The Labour right’s election strategy seems to be to recapture Tory and UKIP voters by taking on certain elements of their policies. But if someone starts voting Tory or UKIP because of immigration they won’t come back just because you decided you agree with the Tories in part.

Those voters left because the Tories and UKIP are the anti-immigration parties. Labour can’t be that without betraying every single one of its own values. Before Labour can be electable, it has to find a policy platform that offers a positive alternative to the Tory machine.

That means not going in with the message of “much of what the Tories have said is right, but we’ll give slightly more benefits.” The electorate have resoundingly rejected that message at two General Elections now and we need something different.

The PLP talk about “new ideas” and “progressive politics”, but I’m really only seeing one idea: more of what Blair did to get elected. And what Blair did was great — in a lot of ways it really was. But the Tories got elected by moving on from Thatcherism, updating it and progressing it for the modern age.

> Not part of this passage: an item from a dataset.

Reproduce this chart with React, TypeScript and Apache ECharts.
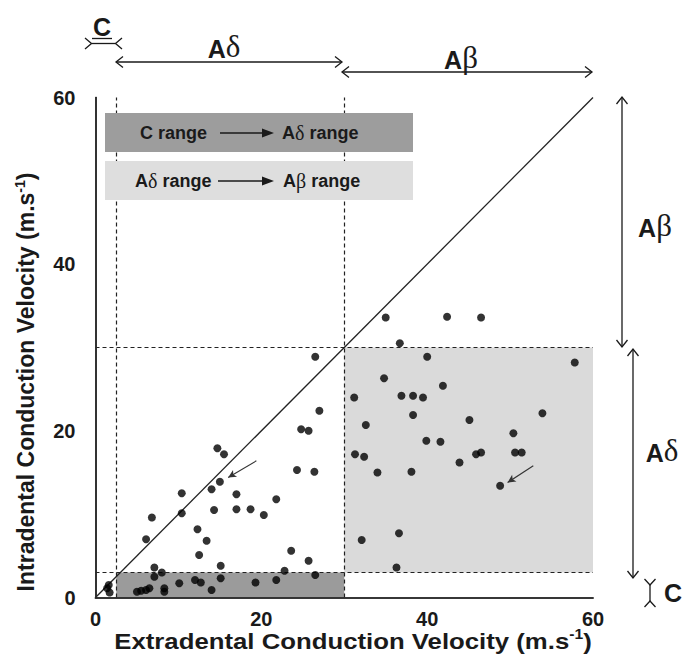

The politics of the Tory party are very different from the politics of their 70s and 80s counterparts. That’s the secret of their success. People may say that Corbyn’s politics are stuck in the 70s but for a large proportion of the electorate, his ideas really are new and different. I’ve never lived in a country with strong unions and relative equality between rich and poor.

But even then, he and his team have been willing to embrace some genuinely progressive ideas. McDonnell has said he’ll look at a UBI. Corbyn’s group have been genuinely supportive of BME policies. Corbyn’s anti-interventionist stance has been a breath of fresh air when the mainstream PLP don’t actually bother with even being an opposition party when the topic of military action comes up.

In truth, we don’t have a choice between an electable Labour Party and an unelectable one. That choice would be easy. Instead we have the following choice:

  1. An unelectable leader who’s overseen a huge increase in party membership, with loyal support from the young and politics which are in diametric opposition to the party of austerity and poverty who are currently in power, or
  2. An unelectable leader who is none of these things.

I’ll take the former, and if the Parliamentary Labour Party can work out how to become electable, then I’ll listen.